What we get asked about most often about the burial ground
In the early 19th century Combe Down's role of supplying stone for the building of Bath would have been greatly diminishing, and land here may have been less expensive to lease. The plot was leased in 1812 by Henry Street, Quarry owner, to four members of the Bath Jewish Community: Jacob Abraham (optician), Henry Moore (Jeweller), Hyam Israel (Fruiterer), Michael Lewis (Clothes Dealer). Jacob Abraham is buried in Cheltenham, but at the moment we know very little about the other three.
In 1821 the Jewish Community, probably organised by Moses Samuel who had retired to Bath and was a past President of the Great Synagogue in London, acquired premises in Kingsmead Street suitable for use as a synagogue. The first Reader was Solomon Wolfe (grave 18).
The first synagogue was replaced in 1842 when the late Moses Samuel’s plans for a Synagogue in Bath were realised. The new Synagogue in Corn Street (corner with Avon Street) was designed by the well known Bath architect Henry Goodridge. It was small, having a frontage of 32 feet and a depth of 30 feet. But the Bath Chronicle’s report of its consecration was that the interior was 'very tastefully fitted up and embellished'.
We do not have any plans of the building, but a single old photograph of Avon Street includes a building with a tall arched window which was probably the Synagogue. In 1882 it was badly damaged by the 'great flood’ that caused extensive damage throughout the City. By 1903 it was no longer used. The building was purchased by the local authority in 1938 and was demolished as part of the Technical College development.
FOBJB is a 'community interest company’ - a company that exists in order to act for the public good. Accounts are submitted to Companies House every year exactly as with a normal corporate body.
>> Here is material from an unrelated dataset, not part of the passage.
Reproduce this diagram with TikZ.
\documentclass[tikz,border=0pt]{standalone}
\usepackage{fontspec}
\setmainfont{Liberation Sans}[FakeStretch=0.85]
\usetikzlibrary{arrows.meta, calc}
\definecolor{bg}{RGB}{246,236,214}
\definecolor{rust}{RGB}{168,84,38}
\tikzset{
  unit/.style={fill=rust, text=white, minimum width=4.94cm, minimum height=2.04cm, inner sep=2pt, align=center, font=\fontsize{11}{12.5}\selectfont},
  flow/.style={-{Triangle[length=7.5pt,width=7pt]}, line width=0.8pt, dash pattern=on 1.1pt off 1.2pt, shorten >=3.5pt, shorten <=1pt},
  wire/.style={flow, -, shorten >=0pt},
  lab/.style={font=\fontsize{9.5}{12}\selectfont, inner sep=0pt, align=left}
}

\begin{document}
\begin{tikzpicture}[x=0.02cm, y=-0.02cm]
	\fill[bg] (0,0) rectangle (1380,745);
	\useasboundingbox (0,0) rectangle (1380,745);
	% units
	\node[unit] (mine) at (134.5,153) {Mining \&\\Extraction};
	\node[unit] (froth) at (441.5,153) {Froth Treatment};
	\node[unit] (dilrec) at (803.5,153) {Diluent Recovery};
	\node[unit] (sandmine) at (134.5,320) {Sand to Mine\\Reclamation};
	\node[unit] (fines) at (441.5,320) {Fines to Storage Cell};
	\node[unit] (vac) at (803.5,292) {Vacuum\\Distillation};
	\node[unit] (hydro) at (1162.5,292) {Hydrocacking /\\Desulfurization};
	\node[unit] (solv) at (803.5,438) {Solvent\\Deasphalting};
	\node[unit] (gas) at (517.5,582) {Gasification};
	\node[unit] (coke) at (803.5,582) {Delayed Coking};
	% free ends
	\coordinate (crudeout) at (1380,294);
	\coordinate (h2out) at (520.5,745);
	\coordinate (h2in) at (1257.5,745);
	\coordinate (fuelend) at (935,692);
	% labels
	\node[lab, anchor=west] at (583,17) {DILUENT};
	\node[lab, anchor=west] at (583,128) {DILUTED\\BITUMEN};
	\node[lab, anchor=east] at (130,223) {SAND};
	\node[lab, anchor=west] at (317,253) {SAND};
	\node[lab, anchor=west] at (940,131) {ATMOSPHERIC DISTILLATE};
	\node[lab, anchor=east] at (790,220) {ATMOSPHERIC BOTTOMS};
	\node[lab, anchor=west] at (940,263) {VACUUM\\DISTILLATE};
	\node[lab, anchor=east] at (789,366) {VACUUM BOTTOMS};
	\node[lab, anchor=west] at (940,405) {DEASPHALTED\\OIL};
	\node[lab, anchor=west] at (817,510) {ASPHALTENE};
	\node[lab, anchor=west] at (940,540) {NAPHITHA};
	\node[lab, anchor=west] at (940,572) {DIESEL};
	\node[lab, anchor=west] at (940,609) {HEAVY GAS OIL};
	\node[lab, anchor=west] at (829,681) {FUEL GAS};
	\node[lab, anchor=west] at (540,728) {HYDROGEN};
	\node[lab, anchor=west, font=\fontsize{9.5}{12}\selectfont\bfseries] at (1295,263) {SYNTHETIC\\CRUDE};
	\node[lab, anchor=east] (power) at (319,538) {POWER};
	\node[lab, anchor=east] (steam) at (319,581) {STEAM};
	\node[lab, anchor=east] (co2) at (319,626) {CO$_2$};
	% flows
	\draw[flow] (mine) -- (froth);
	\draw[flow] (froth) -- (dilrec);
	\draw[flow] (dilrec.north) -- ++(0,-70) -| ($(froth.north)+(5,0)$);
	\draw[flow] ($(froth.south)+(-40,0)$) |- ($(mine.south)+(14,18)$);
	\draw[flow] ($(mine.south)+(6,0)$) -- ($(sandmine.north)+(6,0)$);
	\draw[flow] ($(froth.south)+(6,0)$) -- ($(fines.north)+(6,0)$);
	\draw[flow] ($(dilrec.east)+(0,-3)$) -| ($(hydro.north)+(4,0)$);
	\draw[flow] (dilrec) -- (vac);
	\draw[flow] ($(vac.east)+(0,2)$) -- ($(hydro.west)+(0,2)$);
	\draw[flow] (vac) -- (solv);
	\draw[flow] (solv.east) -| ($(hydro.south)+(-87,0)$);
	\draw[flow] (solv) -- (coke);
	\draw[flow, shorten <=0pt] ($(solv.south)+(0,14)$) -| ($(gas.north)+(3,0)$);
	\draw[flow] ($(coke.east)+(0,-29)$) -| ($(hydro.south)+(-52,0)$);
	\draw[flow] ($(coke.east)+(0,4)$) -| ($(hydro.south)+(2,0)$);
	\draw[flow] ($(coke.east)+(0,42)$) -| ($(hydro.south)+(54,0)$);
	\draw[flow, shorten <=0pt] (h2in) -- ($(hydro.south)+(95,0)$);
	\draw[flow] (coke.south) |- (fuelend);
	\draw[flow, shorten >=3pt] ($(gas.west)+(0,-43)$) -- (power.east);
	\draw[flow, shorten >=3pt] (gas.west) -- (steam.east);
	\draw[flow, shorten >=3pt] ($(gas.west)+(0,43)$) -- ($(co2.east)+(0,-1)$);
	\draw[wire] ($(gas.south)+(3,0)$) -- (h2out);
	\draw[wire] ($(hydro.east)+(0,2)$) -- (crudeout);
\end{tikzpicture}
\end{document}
The creation of the CIC was a pragmatic decision by the Friends given the difficulty of becoming a registered Charity. In March 2006 Historic England designated the Jew’s Cemetery, Walls and Ohel as Grade 2 listed.
The idea that it was once a prayer house could date from the 1930s when permission was sought from change of use and 1 Greendown Place, Combe Down was registered as 'a Jewish chapel' by the Registrar General.
The layout of the tombstones is simple with straight rows of graves, generally chronological or by family groupings with later burials inserted next to family members. Infants are usually buried in separate areas, often in unmarked graves. Headstones usually face towards the body and the head faces east towards Jerusalem. As the Jewish population increased the small burial grounds struggled to accommodate growing numbers of burials. Graves were packed together tightly and where possible grounds were extended (as was the burial ground here in 1862).
Jewish funerals are not held in synagogues. They may be conducted at the graveside, or in the Ohel, a special prayer hall situated in the cemetery. There may also be a Bet Taharah where bodies where ritually washed and prepared for burial. There may also be a separate caretaker lodge. There is usually a place for washing hands upon leaving the site. Out of respect for those buried, eating, drinking are avoided, modest dress is worn and visitors avoid stepping on the graves.
The Cohanim (singular: Cohen) are members of a priestly lineage maintained by the mainstream Ashkenazi and Sephardi Jewish communities. Traditionally, they are considered to be the descendents of Aaron, the brother of Moses, who served the Israelites as the first High Priest (Cohen Gadol).
You might also notice a pouring pitcher, traditionally used on the gravestone of a Levite (heriditary assistant to the Cohamin in religious services).